Opinion: Robo Recall Captures Virtual Reality Gaming’s Triumphs And Failures

by Javy Gwaltney on Mar 18, 2017 at 07:34 AM

Robo Recall, a frenzied shooter that has you taking on a city of haywire robots, was announced back in August at Oculus Connect 3. I remember sitting in the front of the stage, relatively bored with everything Oculus had trotted out. A glorified version of Skype. Some dull-looking demos. A couple of long-winded statements about virtual reality’s supposed impact on the future in gaming as well as other sectors. However, when Epic showed off Robo Recall, and later let me play it for a few minutes, I walked away intrigued by the possibilities of the game.

This was year three in Oculus’ long bid to capture the imagination of the public and gain traction with consumers. The company had lined up a lot of investors and early adopters, but had no software in sight capable of convincing most consumers to shell out money for both the headset and Touch controllers themselves. Robo Recall struck me as the first game that could change that situation; that is, until I learned the game wasn’t even launching with the Touch controllers. Despite Oculus matching the original Gears of War’s budget for the development of its platform-exclusive game and the game clearly being the company’s trump card for the Touch controllers, Robo Recall wouldn’t launch until nearly four months after they shipped the controllers, during a time when everyone’s attention is focused on the likes of Zelda, Switch, Mass Effect, and a slew of other hot topic gaming sessions, which is a shame, because Robo Recall is quite good.

In my review for the game, I spent a fair portion talking about why this goofy sci-fi title is a fantastic shooter where the exhilaration come explicitly from how it uses virtual reality.

The action is intense and always up-close-and-personal. Robo Recall excels at being pure power fantasy, with its simplistic but elegant systems lets players become a sci-fi blockbuster savior in a way that just isn’t possible in non-VR games. Picking up an enemy with my own hands, using him as a shield, and then returning fire with my own weapon is exhilarating. The intimacy of the violence and the demand that I constantly move my hands to orchestrate combos like some violent conductor makes what would be ho-hum action in another game thrilling here.

Despite having played most of the major releases on all three VR headsets, Robo Recall remains the only game I’ve played that’s created an experience where moving around in a space with my body and interacting with the elements in that environment is constantly engaging. Yes, it’s another shooting gallery game that features blink teleportation for getting around the environment, but there’s such creative ingenuity within that small box that despite all my skepticism, I was impressed. It’s a game that makes the difference between using a PS4 controller or mouse to shoot an enemy and using a motion controller and headset feel vast.

I have played many, many non-VR games where I can use foes as meat shields or sidestep their bullets, but physically bending out of the way of the enemy fire is an unprecedented level of immersion for me as is picking an enemy up, ripping their head off, and bowling it into another foe.
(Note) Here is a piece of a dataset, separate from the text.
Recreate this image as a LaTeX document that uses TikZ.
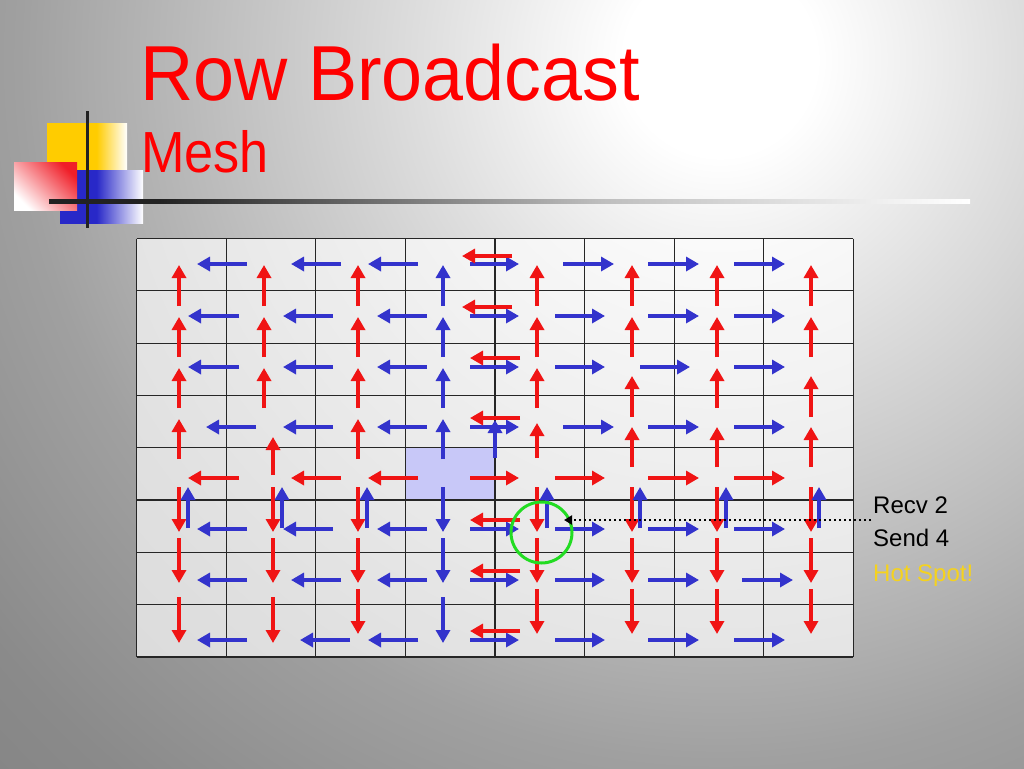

Robo Recall presents what should be a generic action experience and skillfully makes the case for how these headsets can take the familiar and make it new. The only sticking point is the teleportation system, which is hard to blame Epic for since that’s more of a hardware limitation than anything else. However, having to use my controller to move around instead of my feet creates a disorientation with my upper and lower body and does occasionally draw attention to the the game’s artificiality. Still, technological limitations aside the experience remains, in my mind, the most convincing case for virtual reality yet.

This game should be Oculus’ killer app. However, the company’s strange release, basically sending Robo Recall out to die in the middle of a packed release schedule, instead of with the controllers’ launch back December is another sign of VR’s strange, nebulous place in the gaming industry. Again, I can’t help but think of sitting at the Oculus presentation in August, listening to various developers and executives all make the case for VR in ways that didn’t really come together. Some of them championed the technology for its business possibilities, others for what it could do for gaming or education, seemingly with little care that they had created a souped-up Kinect for an audience that expected the Holodeck. There’s something to be said about unrealistic expectations there but from the very beginning Oculus has tapped into virtual reality’s place in pop culture as an outlandish transportation machine, inviting its Kickstarter backers in 2012 to “step into the game.”

Robo Recall is the title that best lives up to that invitation, but what fanfare is there for it? There’s little discussion of it, reviews continue to trickle in but the game’s been out for nearly two weeks and it just seems like there’s a lot of silence from both players and Oculus itself on the game. This should be the game that is pitched to the wary public as the definitive VR experience, but the push isn’t there at all.

Robo Recall could be a sign that developers are finally stepping out of tech demo territory and are creating more substantial offerings for these expensive headsets, but you’d never know by the game’s unenthusiastic release. Despite my hesitance and skepticism for all things VR, I do want the platform to succeed both for its creative possibilities and to bring the joy of games to a larger audience. However, what hope is there for the platform to take hold with a general audience if there’s no push behind the best experiences these devices have to offer?